Ok, but continuing on, culturally there's a great distance between the mainstream anti-globalization movement and the Seattle idealists who started a militant movement with their actions; the nineties was in many ways a playing out of what was left over after the eighties were done with-----Alternative culture was one aspect of this but another aspect was that of college activists flourishing. College Activism as it came down to the nineties wasn't especially progressive---it was a marginal aspect of college life that had survived the seventies and languished in the eighties, whence it formed it's essential characteristics---but it was still a presence after the Conservative curtain dropped with Clinton's election, and like all relics which looked like they might have something to do with liberalism it flourished, thanks to many happy young seekers looking for a liberal and leftist alternative. But it's essential morrays and folkways were set in the eighties, and so the crowd it attracted reflected the eighties in their temperament and attitude---they were the go getters of eighties days raved up for social justice.

At least that's what the core group of people doing the big time activism have appeared to be; this certainly isn't a condemnation of all of us.

My point is that the Seattle ideal and the anti-globalization movement didn't come from the same source, and that radicals produced by Alternative culture and post-structuralist politics are the real creative force culture today. They believe in what the anti-globalization people believe but they have a fresh viewpoint of it that wasn't hackneyed when Michael J. Fox was a star.

So with that qualification....back to the narrative...

Like post-structuralism, alternative music advanced a counter-cultural idea that avoided the naivete of the seventies; Alternative is really a harsh version of Post-Punk, and it was able to advance the usual hedonism and rebellion while laughing at hippies and company. Because of this, it survived where others died----the sorry carreers of Phish and related bands are evidence of what happens when you don't realize that your time is up.

Hippies, of course, didn't really deserve all of the bile spewed on them by Alternative Artists, but the hatred of naiveness was right on the mark.

It provided, and is providing, the crucible by which a new aesthetic understanding is being formed----one which is more positive than critical. In fact, when it comes to this front in the move from Part 2 to Part 3 of American culture, we're already well advanced, with huge subcultures actually digging Krautrock and bands like Stereolab. Who knew?
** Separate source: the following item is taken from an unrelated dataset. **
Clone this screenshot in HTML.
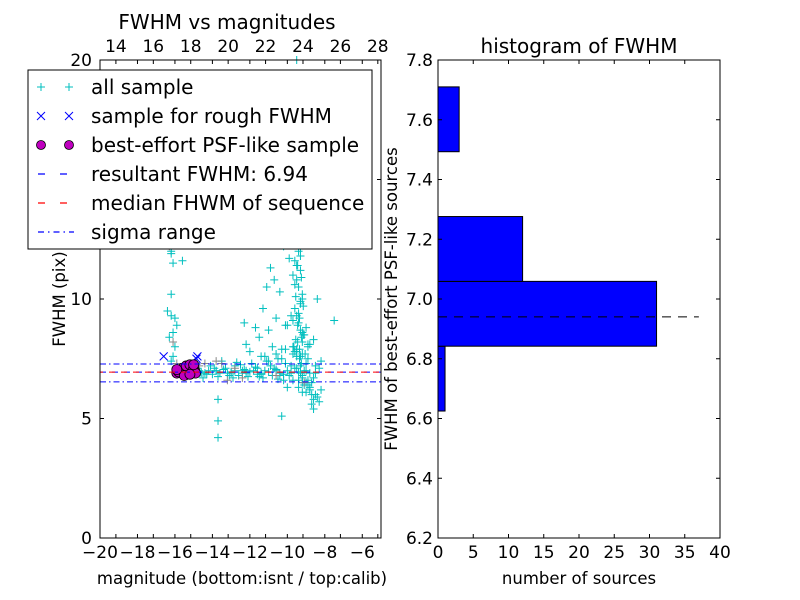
<!DOCTYPE html>
<html><head><meta charset="utf-8"><style>
body{margin:0;background:#fff;}
svg{display:block;font-family:"DejaVu Sans","Liberation Sans",sans-serif;}
</style></head><body>
<svg id="fig" width="800" height="600" viewBox="0 0 800 600">
<rect x="0" y="0" width="800" height="600" fill="#fff"/>
<g id="left"></g>
<g id="right"></g>
</svg>
<script>
// ---- scatter data ----
const allMag = [-16.3,-16.2,-16.1,-16.2,-15.6,-16.4,-16.2,-16.1,-16.3,-16.0,-16.1,-16.2,-15.9,-16.0,-16.2,-15.5,-15.4,
 -15.2,-15.0,-14.8,-14.6,-14.4,-14.2,-14.0,-13.8,-13.6,-13.4,-13.2,-13.0,-12.8,-12.6,-12.4,-12.2,-12.0,-11.8,-11.6,-11.4,-11.2,-11.0,-10.8,-10.6,-10.4,-10.2,-10.0,-9.8,-9.6,-9.4,-9.2,-9.0,-8.8,-8.6,
 -14.9,-14.5,-14.1,-13.7,-13.3,-12.9,-12.5,-12.1,-11.7,-11.3,-10.9,-10.5,-10.1,-9.7,-9.3,-8.9,-8.7,-13.5,-12.7,-11.9,-11.1,-10.3,-9.5,-9.1,
 -14.7,-14.3,-13.9,-13.1,-12.3,-11.5,-10.7,-9.9,-9.0,-8.5,-14.6,-13.8,-13.0,-12.2,-11.4,-10.6,-9.8,-9.2,-8.8,-12.8,-11.0,-10.2,-9.6,-9.4,-8.9,-9.1,-9.7,-10.4,-11.6,-12.4,
 -13.7,-13.7,-13.7,-10.3,-8.5,-8.3,-8.6,-8.8,-9.0,-8.4,-8.2,-8.7,-9.2,-10.0,
 -9.5,-9.4,-9.3,-9.6,-9.5,-9.4,-9.2,-9.3,-9.5,-9.6,-9.4,-9.3,-9.5,-9.2,-9.4,-9.6,-9.3,-9.5,-9.4,-9.2,-9.3,-9.6,-9.5,-9.4,-9.3,-9.1,-9.2,-9.7,-9.5,-9.3,
 -9.4,-9.0,-9.8,-9.1,-9.3,-9.6,-9.2,-9.4,-9.0,-8.9,-9.5,-9.2,-9.3,-9.7,-9.1,-9.4,
 -9.35,-9.45,-9.25,-9.55,-9.15,-9.35,-9.45,-9.25,-9.55,-9.05,-9.35,-9.45,-9.15,-9.65,-9.25,-9.35,-9.5,-9.3,-9.2,-9.4,
 -12.3,-11.5,-11.0,-10.6,-10.3,-10.8,-11.2,-10.1,-10.4,-8.4,-7.5,-8.6,-8.2,-12.0,-11.7,-10.7,-10.9,-10.2,-11.3,-8.5,-8.3,-8.8,-10.5,-11.1,-12.2,-9.9,-9.8,-10.0,
 -9.4,-9.6,-9.0,-9.3,-9.5,-8.9,-9.2,-9.7,-10.6,-10.1,-11.4,-8.7,-8.6,-8.9,-9.0];
const allFwhm = [12.5,11.9,11.5,10.2,11.6,9.5,9.3,8.6,8.4,8.0,7.6,7.4,8.9,9.2,12.0,7.2,7.1,
 7.0,6.9,7.1,6.95,6.9,7.0,6.85,7.0,6.9,7.05,6.9,6.95,7.0,6.8,7.0,6.9,6.95,7.0,6.85,6.9,7.0,6.95,6.8,7.0,6.9,6.85,7.0,6.9,7.1,6.95,6.8,7.0,6.9,6.7,
 7.3,6.7,7.2,6.75,7.1,6.7,7.25,6.75,7.15,6.7,7.2,6.65,7.3,6.6,7.2,6.6,6.5,7.4,7.35,7.3,7.4,7.5,7.6,6.4,
 7.0,6.85,7.1,6.8,7.05,6.75,7.1,6.8,7.3,6.9,6.9,7.0,6.9,7.0,6.85,7.05,7.2,6.5,6.2,7.2,7.4,6.6,7.8,6.3,7.5,7.0,7.7,6.8,7.1,6.9,
 5.8,4.9,4.2,5.1,6.0,5.7,5.4,6.3,6.5,5.9,6.2,5.6,6.1,6.3,
 20,19,18.5,17.8,17.0,16.3,15.8,15.1,14.5,14.0,13.6,13.2,12.8,12.4,12.0,11.6,11.2,10.8,10.5,10.2,9.9,9.6,9.3,9.0,8.7,8.5,8.2,8.0,7.8,7.6,
 16.8,15.5,14.2,13.0,11.8,10.6,10.0,9.4,8.8,8.1,7.9,8.6,9.8,11.0,12.6,13.4,
 12.3,11.4,10.9,10.1,9.7,9.2,8.9,8.4,8.3,7.7,7.9,8.2,8.5,8.0,7.3,7.5,7.1,6.9,6.7,6.6,
 9.0,8.4,8.7,9.2,7.9,8.0,7.6,8.9,10.3,10.0,9.1,8.3,7.4,7.8,8.8,10.8,11.3,12.2,9.6,7.2,7.1,8.1,7.5,10.5,8.1,11.7,9.3,8.9,
 18.2,17.2,13.9,12.1,11.4,8.0,7.7,9.1,7.7,7.9,7.6,6.0,5.8,6.4,6.1];
const greyMag = [-16.3,-16.1,-15.9,-14.7,-14.4,-13.8,-13.5,-13.2,-12.8,-12.4,-10.6,-9.1];
const greyFwhm = [12.2,8.2,7.3,7.2,7.3,7.4,7.3,6.6,7.1,6.7,6.8,6.5];
const roughMag = [-16.6,-14.8,-14.85];
const roughFwhm = [7.6,7.6,7.5];
const bestMag = [-15.9,-15.7,-15.5,-15.3,-15.1,-14.95,-15.8,-15.6,-15.4,-15.2,-15.0,-14.9,-15.5,-15.2,-15.9,-15.0];
const bestFwhm = [6.9,7.0,6.85,7.05,6.9,7.0,6.95,7.1,7.2,7.25,7.1,6.9,6.8,6.85,7.05,7.25];
const resultFwhm = 6.94, medianFwhm = 6.94, sigLo = 6.53, sigHi = 7.28;
const xTicks = [-20,-18,-16,-14,-12,-10,-8,-6];
const topTicks = [14,16,18,20,22,24,26,28];
const yTicks = [0,5,10,15,20];
// ---- histogram data ----
const binEdges = [6.625,6.842,7.059,7.276,7.493,7.71];
const binCounts = [1,31,12,0,3];
const histYTicks = [6.2,6.4,6.6,6.8,7.0,7.2,7.4,7.6,7.8];
const histXTicks = [0,5,10,15,20,25,30,35,40];

const NS="http://www.w3.org/2000/svg";
function mk(parent,tag,attrs,text){const e=document.createElementNS(NS,tag);for(const k in attrs)e.setAttribute(k,attrs[k]);if(text!==undefined)e.textContent=text;parent.appendChild(e);return e;}

const FT=17, FA=16.5, FTitle=20, FL=20;
// Left axes
const L={x0:100,x1:381,y0:60,y1:538};
const lx=m=>L.x0+(m+20)/15*(L.x1-L.x0);
const ly=f=>L.y1-f/20*(L.y1-L.y0);
const tx=c=>L.x0+(c-13.15)/(28.17-13.15)*(L.x1-L.x0);
const left=document.getElementById('left');
function plus(g,x,y,c){mk(g,'path',{d:`M${x-4},${y}h8M${x},${y-4}v8`,stroke:c,'stroke-width':1,fill:'none'});}
const gAll=mk(left,'g',{});

for(let i=0;i<allMag.length;i++)plus(gAll,lx(allMag[i]),ly(allFwhm[i]),'#00bfbf');
const gGrey=mk(left,'g',{});

for(let i=0;i<greyMag.length;i++)plus(gGrey,lx(greyMag[i]),ly(greyFwhm[i]),'#888');
const gR=mk(left,'g',{});

for(let i=0;i<roughMag.length;i++){const x=lx(roughMag[i]),y=ly(roughFwhm[i]);mk(gR,'path',{d:`M${x-4},${y-4}l8,8M${x-4},${y+4}l8,-8`,stroke:'#0000ff','stroke-width':1});}
const gB=mk(left,'g',{});

for(let i=0;i<bestMag.length;i++)mk(gB,'circle',{cx:lx(bestMag[i]),cy:ly(bestFwhm[i]),r:5,fill:'#bf00bf',stroke:'#000','stroke-width':0.8});
let ln=mk(left,'line',{x1:L.x0,x2:L.x1,y1:ly(sigHi),y2:ly(sigHi),stroke:'#0000ff','stroke-dasharray':'6,3,1.5,3'});

ln=mk(left,'line',{x1:L.x0,x2:L.x1,y1:ly(sigLo),y2:ly(sigLo),stroke:'#0000ff','stroke-dasharray':'6,3,1.5,3'});

ln=mk(left,'line',{x1:L.x0,x2:L.x1,y1:ly(resultFwhm),y2:ly(resultFwhm),stroke:'#0000ff','stroke-dasharray':'6,6'});

ln=mk(left,'line',{x1:L.x0,x2:L.x1,y1:ly(medianFwhm),y2:ly(medianFwhm),stroke:'#ff0000','stroke-dasharray':'6,6','stroke-dashoffset':3});

mk(left,'rect',{x:L.x0,y:L.y0,width:L.x1-L.x0,height:L.y1-L.y0,fill:'none',stroke:'#000'});
for(const t of xTicks){const x=lx(t);mk(left,'path',{d:`M${x},${L.y1}v-4M${x},${L.y0}v4`,stroke:'#000'});
 const e=mk(left,'text',{x:x,y:L.y1+20,'text-anchor':'middle','font-size':FT},(t<0?'\u2212':'')+Math.abs(t));}
for(const t of topTicks){const x=tx(t);mk(left,'path',{d:`M${x},${L.y0}v4M${x},${L.y1}v-4`,stroke:'#000'});
 const e=mk(left,'text',{x:x,y:L.y0-8,'text-anchor':'middle','font-size':FT},t);}
for(const t of yTicks){const y=ly(t);mk(left,'path',{d:`M${L.x0},${y}h4M${L.x1},${y}h-4`,stroke:'#000'});
 const e=mk(left,'text',{x:L.x0-8,y:y+6,'text-anchor':'end','font-size':FT},t);}
let t=mk(left,'text',{x:227,y:29,'text-anchor':'middle','font-size':FTitle},'FWHM vs magnitudes');
t=mk(left,'text',{x:242,y:584,'text-anchor':'middle','font-size':FA},'magnitude (bottom:isnt / top:calib)');
t=mk(left,'text',{x:65,y:299,'text-anchor':'middle','font-size':FA,transform:'rotate(-90 65 299)'},'FWHM (pix)');
// legend
const lg=mk(left,'g',{});

mk(lg,'rect',{x:28,y:70,width:344,height:179,fill:'#fff',stroke:'#000'});
const labels=['all sample','sample for rough FWHM','best-effort PSF-like sample','resultant FWHM: 6.94','median FHWM of sequence','sigma range'];
labels.forEach((s,i)=>{const y=87+i*29;
 if(i==0){plus(lg,41,y,'#00bfbf');plus(lg,69,y,'#00bfbf');}
 if(i==1){[41,69].forEach(x=>mk(lg,'path',{d:`M${x-4},${y-4}l8,8M${x-4},${y+4}l8,-8`,stroke:'#0000ff'}));}
 if(i==2){[41,69].forEach(x=>mk(lg,'circle',{cx:x,cy:y,r:4.5,fill:'#bf00bf',stroke:'#000','stroke-width':0.8}));}
 if(i==3)mk(lg,'line',{x1:38,x2:74,y1:y,y2:y,stroke:'#0000ff','stroke-width':1.3,'stroke-dasharray':'7,15'});
 if(i==4)mk(lg,'line',{x1:38,x2:74,y1:y,y2:y,stroke:'#ff0000','stroke-width':1.3,'stroke-dasharray':'7,15'});
 if(i==5)mk(lg,'line',{x1:38,x2:74,y1:y,y2:y,stroke:'#0000ff','stroke-width':1.3,'stroke-dasharray':'6,4,1.5,4'});
 const e=mk(lg,'text',{x:91,y:y+7,'font-size':FL},s);});

// Right axes
const R={x0:438,x1:720,y0:60,y1:538};
const hx=c=>R.x0+c/40*(R.x1-R.x0);
const hy=v=>R.y1-(v-6.2)/1.6*(R.y1-R.y0);
const right=document.getElementById('right');
for(let i=0;i<binCounts.length;i++){if(!binCounts[i])continue;
 const r=mk(right,'rect',{x:hx(0),y:hy(binEdges[i+1]),width:hx(binCounts[i])-hx(0),height:hy(binEdges[i])-hy(binEdges[i+1]),fill:'#0000ff',stroke:'#000'});
 }
ln=mk(right,'line',{x1:hx(0),x2:hx(37),y1:hy(resultFwhm),y2:hy(resultFwhm),stroke:'#000','stroke-dasharray':'9,7'});

mk(right,'rect',{x:R.x0,y:R.y0,width:R.x1-R.x0,height:R.y1-R.y0,fill:'none',stroke:'#000'});
for(const v of histXTicks){const x=hx(v);mk(right,'path',{d:`M${x},${R.y1}v-4M${x},${R.y0}v4`,stroke:'#000'});
 const e=mk(right,'text',{x:x,y:R.y1+20,'text-anchor':'middle','font-size':FT},v);}
for(const v of histYTicks){const y=hy(v);mk(right,'path',{d:`M${R.x0},${y}h4M${R.x1},${y}h-4`,stroke:'#000'});
 const e=mk(right,'text',{x:R.x0-5,y:y+6,'text-anchor':'end','font-size':FT},v.toFixed(1));}
t=mk(right,'text',{x:579,y:53,'text-anchor':'middle','font-size':FTitle},'histogram of FWHM');
t=mk(right,'text',{x:579,y:584,'text-anchor':'middle','font-size':FA},'number of sources');
t=mk(right,'text',{x:397,y:299,'text-anchor':'middle','font-size':FA,transform:'rotate(-90 397 299)'},'FWHM of best-effort PSF-like sources');
</script>
</body></html>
The hinge of history swings on the mid nineties, and on a new generation; because of a trick in how people percieve the world and how they develop, the young can see opportunities and potentials that the old have no awareness of, and through figuring the world out for themselves, and developing self identity, can actually bring ideas into fruition which for anyone else would have proved too much work and effort to be feasable.

That's what's happening right now with us. To a certain extent it is a society wide change, but the young are the ones that have the most interest in getting the most resolution possible. What's happening is that the space open for the marginal created in the nineties is gestating a new, postive culture, which will burst on the scene and provide a foundation for a return to a sane society; one not dominated by rightwing paranoia, and one burdened by the naiveties of old.